The correlated economic exposure plus the common pool problem for revenues increases the likelihood of simultaneous financial crises for these overlapping jurisdictions. Chapter 9 bankruptcy, unfortunately lacks the tools to deal with the inter-governmental coordination problem. The techniques used for handling multi-entity debtors in Chapter 11--joint administration, deemed consolidation for voting and distribution purposes, and (in the extreme) full substantive consolidation do not work for municipalities that lack common corporate control and have much clearer separation of assets and liabilities. Chapter 9 does not currently have the capacity for considering a shared revenue source that is not an asset per se. Our paper identifies the nature of the overlapping municipal financial crisis problem, discusses why Chapter 9 is inadequate, and proposes a number of solutions ranging from incremental doctrinal improvements in Chapter 9 to the adoption of a "Big MAC Combo" (or perhaps a "supersize Big MAC") mechanism for coordinating the finances of overlapping municipalities. The abstract is below the break.
What would happen if the City of Chicago, the Chicago Public Schools, and Cook County all became insolvent at the same time? How should policy-makers and courts respond? This Article argues that the pension and budget crises that have left so many local governments deeply in debt have generated another looming problem: the prospect of simultaneous debt crises in overlapping local governments—municipalities, school districts, counties, and other special purpose entities that govern and tax the same territory. These crises will be worse than prior local insolvency crises, as conflicts among overlapping governments will increase the pain suffered by taxpayers, service recipients, and creditors alike. There has been virtually no public discussion of this problem, and as result, much is still unknown about who would bear the costs of simultaneous insolvency crises and how courts and legislatures would respond.
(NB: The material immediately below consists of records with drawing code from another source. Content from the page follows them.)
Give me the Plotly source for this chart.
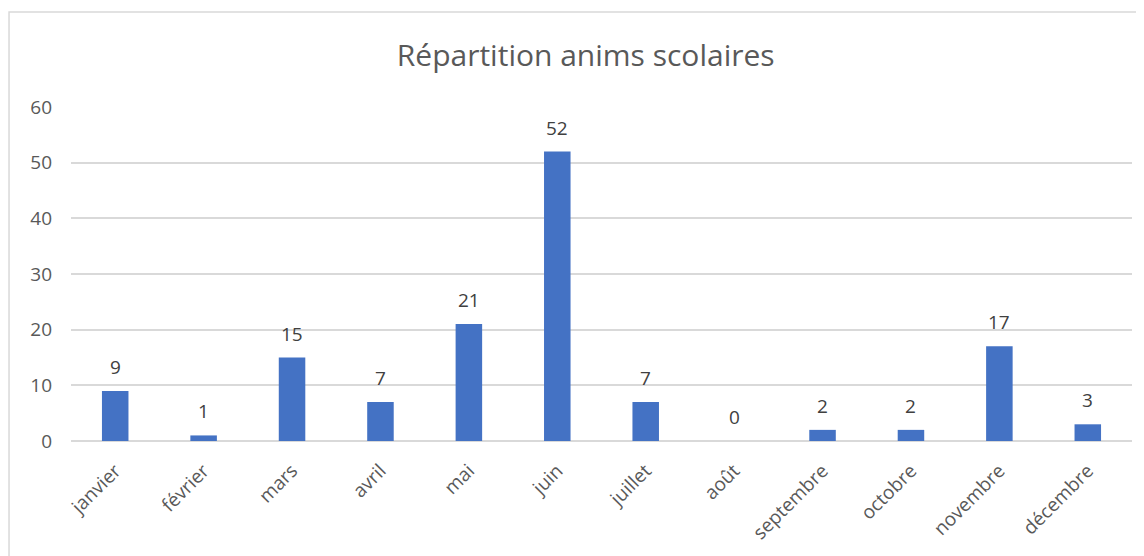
import plotly.graph_objects as go

mois = ["janvier", "février", "mars", "avril", "mai", "juin",
        "juillet", "août", "septembre", "octobre", "novembre", "décembre"]
anims = [9, 1, 15, 7, 21, 52, 7, 0, 2, 2, 17, 3]
y_ticks = [0, 10, 20, 30, 40, 50, 60]

bar_color = "#4472C4"
grey_txt = "#595959"

fig = go.Figure(go.Bar(
    x=mois, y=anims,
    marker=dict(color=bar_color, line=dict(width=0)),
))

# data labels above each bar
for m, v in zip(mois, anims):
    fig.add_annotation(x=m, y=v, text=str(v), showarrow=False,
                       yanchor="bottom", yshift=9,
                       font=dict(size=19, color="#404040"))

# page body has an 8px margin, so margins are shifted to compensate
fig.update_layout(
    width=1144, height=556,
    margin=dict(l=63, r=20, t=99, b=123),
    paper_bgcolor="white", plot_bgcolor="white",
    font=dict(family="Open Sans", color=grey_txt),
    title=dict(text="Répartition anims scolaires", x=0.505, xanchor="center",
               y=0.915, yanchor="middle",
               font=dict(size=30, color=grey_txt)),
    bargap=0.7,
    showlegend=False,
)
fig.update_xaxes(tickangle=-45, tickfont=dict(size=19, color=grey_txt),
                 showgrid=False, showline=False, ticks="", ticklabelstandoff=14)
fig.update_yaxes(range=[0, 60], tickvals=y_ticks, tickfont=dict(size=19, color=grey_txt),
                 gridcolor="#D9D9D9", gridwidth=1.5, zeroline=True, zerolinecolor="#D9D9D9",
                 zerolinewidth=1.5, ticks="", ticklabelstandoff=18)

# chart frame
fig.add_shape(type="rect", xref="paper", yref="paper",
              x0=-0.0584, x1=1.2, y0=-0.6, y1=1.2844,
              line=dict(color="#D9D9D9", width=1.5), layer="below")

fig.write_html("out.html")
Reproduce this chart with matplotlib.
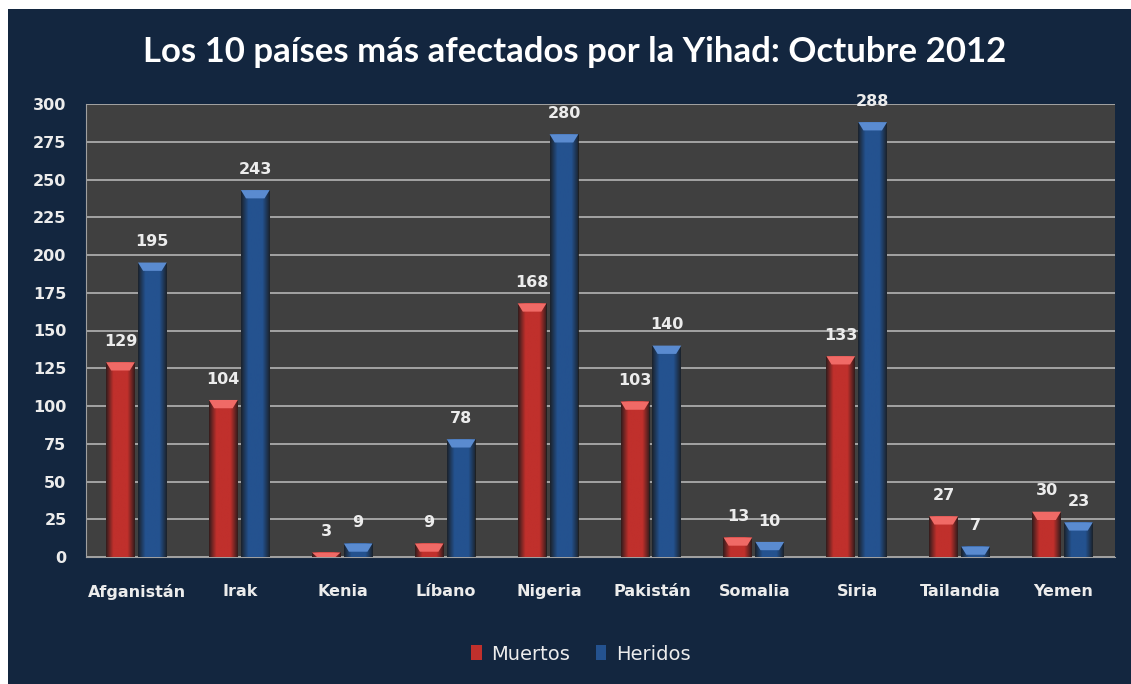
import numpy as np
import matplotlib.pyplot as plt
from matplotlib.patches import Rectangle, Polygon
from matplotlib.colors import LinearSegmentedColormap

paises = ['Afganistán', 'Irak', 'Kenia', 'Líbano', 'Nigeria',
          'Pakistán', 'Somalia', 'Siria', 'Tailandia', 'Yemen']
muertos = [129, 104, 3, 9, 168, 103, 13, 133, 27, 30]
heridos = [195, 243, 9, 78, 280, 140, 10, 288, 7, 23]
series = ['Muertos', 'Heridos']
yticks = list(range(0, 301, 25))

W, H = 1131, 684
navy = '#13263f'
red = '#c0302c'
blue = '#24528f'
txt = '#ececec'

plt.rcParams['font.family'] = ['DejaVu Sans']

fig = plt.figure(figsize=(W / 100, H / 100), dpi=100)
fig.patch.set_facecolor('white')
fig.patches.append(Rectangle((8 / W, 0), 1, 1 - 9 / H, transform=fig.transFigure,
                             facecolor=navy, edgecolor='none', zorder=-10))

ax = fig.add_axes([86 / W, (H - 557) / H, 1029 / W, 453 / H])
ax.set_facecolor('#404040')
ax.yaxis.grid(True, color='#b4b4b4', linewidth=1.2)
ax.set_axisbelow(True)
for s in ax.spines.values():
    s.set_visible(False)
for k in ['left', 'bottom']:
    ax.spines[k].set_visible(True)
    ax.spines[k].set_color('#a0a0a0')
ax.tick_params(length=0, colors=txt, labelsize=11.5)
ax.tick_params(axis='x', pad=19.5)
ax.tick_params(axis='y', pad=14)
x = np.arange(len(paises))

w = 0.28
chev = 5.5  # altura del chevron en unidades de datos
grad = np.linspace(0, 1, 64).reshape(1, -1)

for vals, off, col, lite in [(muertos, -0.165, red, '#f06a66'), (heridos, 0.145, blue, '#5a8bd0')]:
    cm = LinearSegmentedColormap.from_list('c', ['#1a1a1a', col, col, col, '#1a1a1a'])
    for xi, v in zip(x + off, vals):
        b = ax.bar(xi, v, w, color=col, zorder=2)[0]
        img = ax.imshow(grad, extent=[xi - w / 2, xi + w / 2, 0, v], aspect='auto',
                        cmap=cm, alpha=0.85, zorder=3)
        img.set_clip_path(b)
        h = min(chev, v)
        tri = Polygon([[xi - w / 2, v], [xi + w / 2, v], [xi + w / 2 - 0.05, v - h],
                       [xi - w / 2 + 0.05, v - h]], closed=True,
                      facecolor=lite, edgecolor='none', zorder=4)
        ax.add_patch(tri)
        ax.annotate(str(v), (xi, v), xytext=(0, 15), textcoords='offset points',
                    ha='center', va='center', color=txt, fontsize=11.5,
                    fontweight='bold', zorder=5)

ax.set_xlim(-0.5, len(paises) - 0.5)
ax.set_ylim(0, 300)
ax.set_yticks(yticks)
ax.set_xticks(x)
ax.set_xticklabels(paises)
for t in ax.get_xticklabels() + ax.get_yticklabels():
    t.set_fontweight('bold')

fig.text(575 / W, 1 - 52 / H, 'Los 10 países más afectados por la Yihad: Octubre 2012',
         ha='center', va='center', color='white', fontsize=25, fontweight='bold',
         family=['Lato', 'DejaVu Sans'])

handles = [Rectangle((0, 0), 1, 1, facecolor=red), Rectangle((0, 0), 1, 1, facecolor=blue)]
leg = fig.legend(handles, series, loc='center', bbox_to_anchor=(581 / W, 1 - 654 / H),
                 ncol=2, frameon=False, fontsize=14, handlelength=0.55, handleheight=0.8,
                 handletextpad=0.5, columnspacing=1.3)
for t in leg.get_texts():
    t.set_color(txt)

fig.savefig('out.png', dpi=100, facecolor=fig.get_facecolor())
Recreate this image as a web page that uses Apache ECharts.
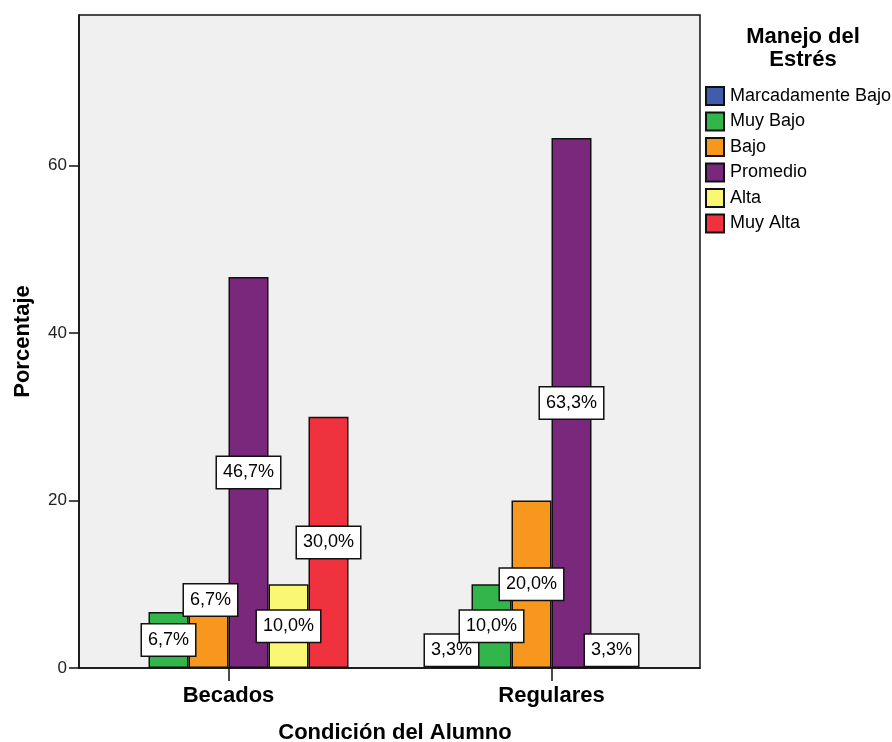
<!DOCTYPE html>
<html>
<head>
<meta charset="utf-8">
<script src="https://cdn.jsdelivr.net/npm/echarts@6/dist/echarts.min.js"></script>
<style>
html,body{margin:0;padding:0;background:#fff;}
#chart{width:892px;height:742px;}
</style>
</head>
<body>
<div id="chart"></div>
<script>
const categories = ['Becados', 'Regulares'];
const seriesNames = ['Marcadamente Bajo', 'Muy Bajo', 'Bajo', 'Promedio', 'Alta', 'Muy Alta'];
const marcadamenteBajo = [null, 3.3];
const muyBajo = [6.7, 10.0];
const bajo = [6.7, 20.0];
const promedio = [46.7, 63.3];
const alta = [10.0, 3.3];
const muyAlta = [30.0, null];
const yTicks = [0, 20, 40, 60];

const seriesValues = [marcadamenteBajo, muyBajo, bajo, promedio, alta, muyAlta];
const colors = ['#3f5dab', '#32b64b', '#f7971e', '#7a287b', '#faf774', '#ef323e'];
// label nudges to avoid overlaps (series index -> category index -> [dx, dy])
const labelNudge = { 0: { 1: [0, -4] }, 2: { 0: [2, -40] }, 4: { 1: [0, -4] } };

const FONT = 'Liberation Sans, Arial, sans-serif';
const chart = echarts.init(document.getElementById('chart'), null, { renderer: 'canvas' });

const series = seriesNames.map((name, si) => ({
  name: name,
  type: 'bar',
  xAxisIndex: 1,
  yAxisIndex: 1,
  barWidth: 40,
  barGap: '0%',
  itemStyle: { color: colors[si], borderColor: '#111', borderWidth: 1.5 },
  label: {
    show: true,
    position: 'inside',
    formatter: p => p.value == null ? '' : p.value.toFixed(1).replace('.', ',') + '%',
    color: '#000',
    fontSize: 18,
    fontFamily: FONT,
    backgroundColor: '#fff',
    borderColor: '#111',
    borderWidth: 1.5,
    padding: [7, 6, 6, 6]
  },
  data: seriesValues[si].map((v, ci) => {
    const item = { value: v };
    if (labelNudge[si] && labelNudge[si][ci]) item.label = { offset: labelNudge[si][ci] };
    return item;
  })
}));

chart.setOption({
  animation: false,
  backgroundColor: '#fff',
  title: {
    text: 'Manejo del\nEstrés',
    left: 803,
    top: 25,
    padding: 0,
    textAlign: 'center',
    textStyle: { fontSize: 22, fontWeight: 'bold', fontFamily: FONT, color: '#000', lineHeight: 23 }
  },
  legend: {
    orient: 'vertical',
    left: 705,
    top: 86,
    padding: 0,
    itemWidth: 18,
    itemHeight: 18,
    itemGap: 5.5,
    icon: 'rect',
    data: seriesNames,
    textStyle: { fontSize: 18, fontFamily: FONT, color: '#000', padding: [0, 0, 0, 1] }
  },
  grid: [
    { left: 79, right: 192, top: 15, bottom: 74, outerBoundsMode: 'none', show: true, backgroundColor: '#f0f0f0', borderColor: '#111', borderWidth: 1.5 },
    { left: 67, right: 179, top: 15, bottom: 74, outerBoundsMode: 'none' }
  ],
  xAxis: [
    {
      gridIndex: 0, type: 'category', data: categories,
      axisLine: { show: true, lineStyle: { color: '#111', width: 1.5 } },
      axisTick: { show: false }, axisLabel: { show: false }, splitLine: { show: false }
    },
    {
      gridIndex: 1, type: 'category', data: categories,
      axisLine: { show: false },
      axisTick: { show: true, alignWithLabel: true, length: 13, lineStyle: { color: '#111', width: 1.5 } },
      axisLabel: { margin: 17, fontSize: 22, fontWeight: 'bold', fontFamily: FONT, color: '#000' },
      name: 'Condición del Alumno', nameLocation: 'middle', nameGap: 54,
      nameTextStyle: { fontSize: 22, fontWeight: 'bold', fontFamily: FONT, color: '#000', padding: [0, 0, 0, 10] }
    }
  ],
  yAxis: [
    {
      gridIndex: 0, type: 'value', min: 0, max: 78, interval: 20,
      axisLine: { show: true, lineStyle: { color: '#111', width: 1.5 } },
      axisTick: { show: true, length: 10, customValues: yTicks, lineStyle: { color: '#111', width: 1.5 } },
      axisLabel: { customValues: yTicks, margin: 12, fontSize: 17, fontFamily: FONT, color: '#222' },
      splitLine: { show: false },
      name: 'Porcentaje', nameLocation: 'middle', nameGap: 45,
      nameTextStyle: { fontSize: 22, fontWeight: 'bold', fontFamily: FONT, color: '#000' }
    },
    { gridIndex: 1, type: 'value', min: 0, max: 78, show: false }
  ],
  series: series
});
</script>
</body>
</html>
This Article explains how collective action problems among overlapping local governments will make addressing simultaneous insolvency crises difficult, as jurisdictions will hold out against needed restructuring of their obligations in the hopes that another jurisdiction will go first, thereby relieving the strain on the shared tax base, or alternatively, raise revenues in ways that are individually rational but collectively costly. Existing tools for addressing local governmental insolvency, particularly Chapter 9 bankruptcy, cannot currently address coordination problems among overlapping local governments. Accordingly, the Article proposes several changes to Chapter 9 doctrine and to state laws that would counteract the collective action problems that afflict overlapping local governments during insolvency crises and spread the pain of restructuring.